Why fear an outsider? Special interests, he argued, “run the city as a family affair, rather than as a business.”

“All they want is to get elected and forget about you,” he wrote. “How many times are you going to be fooled before you stop voting for the wrong candidate?”

Instead, Enyoghwerho visits shopping malls and churches and mosques, earning people’s interest one handshake at a time. He talks about politicians who’ve had the chance to change San Diego’s bad habits but have lacked true vision. His vision includes smooth roads, a Department of Tourism, affordable housing and slashing government waste after reviewing all city functions.

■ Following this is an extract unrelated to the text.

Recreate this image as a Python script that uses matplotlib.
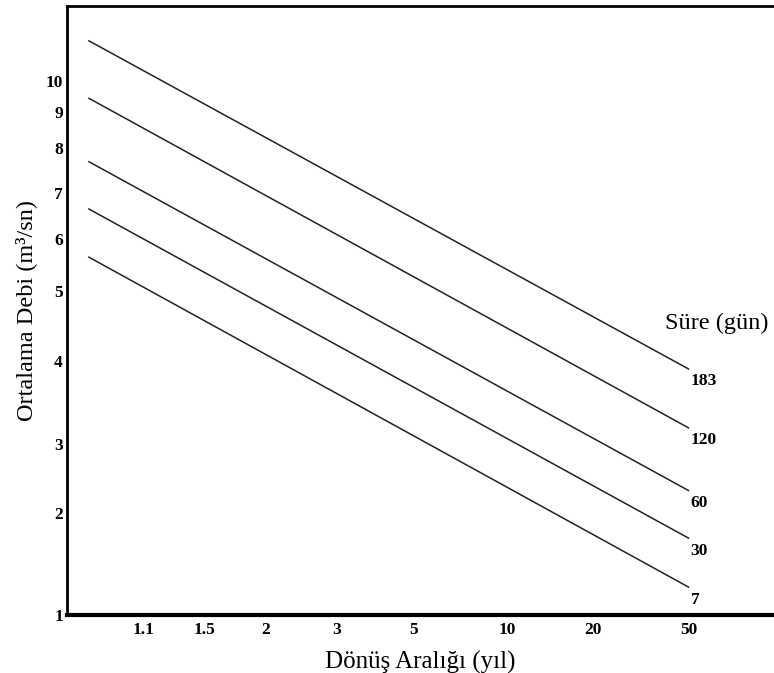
import numpy as np
import matplotlib
matplotlib.use("Agg")
import matplotlib.pyplot as plt

# return period ticks (years) and discharge ticks (m3/s)
period_ticks = [1.1, 1.5, 2, 3, 5, 10, 20, 50]
flow_ticks = [1, 2, 3, 4, 5, 6, 7, 8, 9, 10]

# duration curves (days): flow at the start and end of each line
durations = ["183", "120", "60", "30", "7"]
period_start = [1.0, 1.0, 1.0, 1.0, 1.0]
period_end = [50, 50, 50, 50, 50]
flow_start = [11.3, 9.45, 7.7, 6.66, 5.66]
flow_end = [3.9, 3.19, 2.32, 1.75, 1.27]

# where the chart paper puts its graduations (axes fraction)
x_anchor_vals = [1.0] + period_ticks
x_anchor_pos = [0.03, 0.1075, 0.1938, 0.2815, 0.3819, 0.4908, 0.6223, 0.744, 0.88]
y_anchor_pos = [0.0, 0.1675, 0.2808, 0.417, 0.532, 0.617, 0.693, 0.767, 0.826, 0.877]


def paper_scale(vals, pos):
  vals = np.asarray(vals, float)
  pos = np.asarray(pos, float)

  def extrap(v, a, b):
    v = np.asarray(v, float)
    out = np.interp(v, a, b)
    lo = v < a[0]
    hi = v > a[-1]
    out = np.where(lo, b[0] + (v - a[0]) * (b[1] - b[0]) / (a[1] - a[0]), out)
    out = np.where(hi, b[-1] + (v - a[-1]) * (b[-1] - b[-2]) / (a[-1] - a[-2]), out)
    return out

  return (lambda v: extrap(v, vals, pos)), (lambda p: extrap(p, pos, vals))


plt.rcParams['font.family'] = ['Liberation Serif', 'DejaVu Serif']

fig = plt.figure(figsize=(7.74, 6.73), dpi=100)
ax = fig.add_axes([0.0866, 0.0862, 0.9134, 0.905])

xf, xi = paper_scale(x_anchor_vals, x_anchor_pos)
yf, yi = paper_scale(flow_ticks, y_anchor_pos)
ax.set_xscale('function', functions=(xf, xi))
ax.set_yscale('function', functions=(yf, yi))
ax.set_xlim(float(xi(0.0)), float(xi(1.0)))
ax.set_ylim(float(yi(0.0)), float(yi(1.0)))

for d, x0, x1, y0, y1 in zip(durations, period_start, period_end, flow_start, flow_end):
  ax.plot([x0, x1], [y0, y1], '-', color='#222222', lw=1.1, solid_capstyle='butt')
  ax.annotate(d, (x1, y1), xytext=(1, -3), textcoords='offset points',
              ha='left', va='top', fontsize=12.5, fontweight='bold')

ax.text(0.846, 0.478, 'Süre (gün)', transform=ax.transAxes, fontsize=17.5,
        ha='left', va='center')

ax.set_xticks(period_ticks)
ax.set_xticklabels([str(t) for t in period_ticks])
ax.set_yticks(flow_ticks)
ax.set_yticklabels([str(t) for t in flow_ticks])
ax.minorticks_off()
ax.tick_params(axis='x', length=0, labelsize=12.5, pad=5)
ax.tick_params(axis='y', length=0, labelsize=12.5, pad=3)
for lab in ax.get_xticklabels() + ax.get_yticklabels():
  lab.set_fontweight('bold')

ax.set_xlabel('Dönüş Aralığı (yıl)', fontsize=18, labelpad=9)
ax.set_ylabel('Ortalama Debi (m³/sn)', fontsize=17.5, labelpad=6)

ax.spines['right'].set_visible(False)
ax.spines['left'].set_linewidth(2)
ax.spines['top'].set_linewidth(2)
ax.spines['bottom'].set_linewidth(3)

fig.savefig('out.png', dpi=100)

“I don’t want to be mayor just to be a figurehead,” he said. “I want to improve the status quo of the city. Let’s find solutions that benefit everybody and not just a few.”


Nicolas Espinal, 43, pest control expert, cultural champion:

Nicolas Espinal may have dropped out of high school, but he’s a committed student of life. Growing up on gang-dominated streets in San Diego and North County, Espinal has faced many challenges.

“I dealt with a lot of gangs, with a lot of police,” Espinal said. “Every police where I was stopped in a different neighborhood would document me as a member of that gang.”

Guilt by association created a close bond with family and friends— and an understanding of the double-edged nature of San Diego. “I was part of the other side of the coin in terms of education and all of the problems we’ve always had in this community,” he explained.

He watched his parents work multiple jobs to keep the family housed and fed. “Just getting by,” Espinal said.

He said he doesn’t understand how the city can spend hundreds of millions of dollars on public trinkets like ballparks while schools need money and people need jobs. “They could put people to work with that kind of money,” he said. “We’ve got gardens that we need to build. We need nurses. We need more trees, more clean solar. People can die here without a neighbor knowing. It’s crazy.”

Espinal, a Democrat, said he hopes to have a mayoral website up soon, but for now he points to his site, which lays out his true passion. “I named it that because those rights don’t exist now,” he said. He hopes to unite the Hispanic communities to promote change.

“I’m putting out a direct invitation to every San Diegan to be part of the solution or part of the problem—there are no sidelines here. The way politics are run today is very sad because we’ve put profit before people.”


Andrew Gade, 30, businessman, acute listener:

Andrew Gade’s first love is cars. That was in his mind when he started San Diego Tint, a successful window-tinting business with shops now in La Mesa and Sorrento Valley.

In that capacity, he’s done tinting work for city employees and law enforcement. And he frequently finds himself talking to these folks about their work. A self-described “big talker,” Gade said he was shocked by what he heard.

“Oh, they talk about the pension crisis, how they’re paying more for healthcare,” he said, “but what you really sense is a complete lack of morale. They say supervisors aren’t supervising, and many simply say, ‘I can’t wait till I get out of here.’ It’s troubling to hear good people say bad things about the city I love.”

A Bay Area native, Gade came to San Diego a month before 9/11 to attend San Diego State University, where he earned a degree in economics. He worked a dozen jobs— from restaurants to commodities trading—before the focus on cars.

Talk in the shop led to the suggestion he run for mayor. His plan is to run on less than $1,000 as an independent. He has a website up that hits on many subjects. “I’m a problem attacker,” he said. “Most people out there just put problems aside. I don’t see the four frontrunners solving the underlying issues.”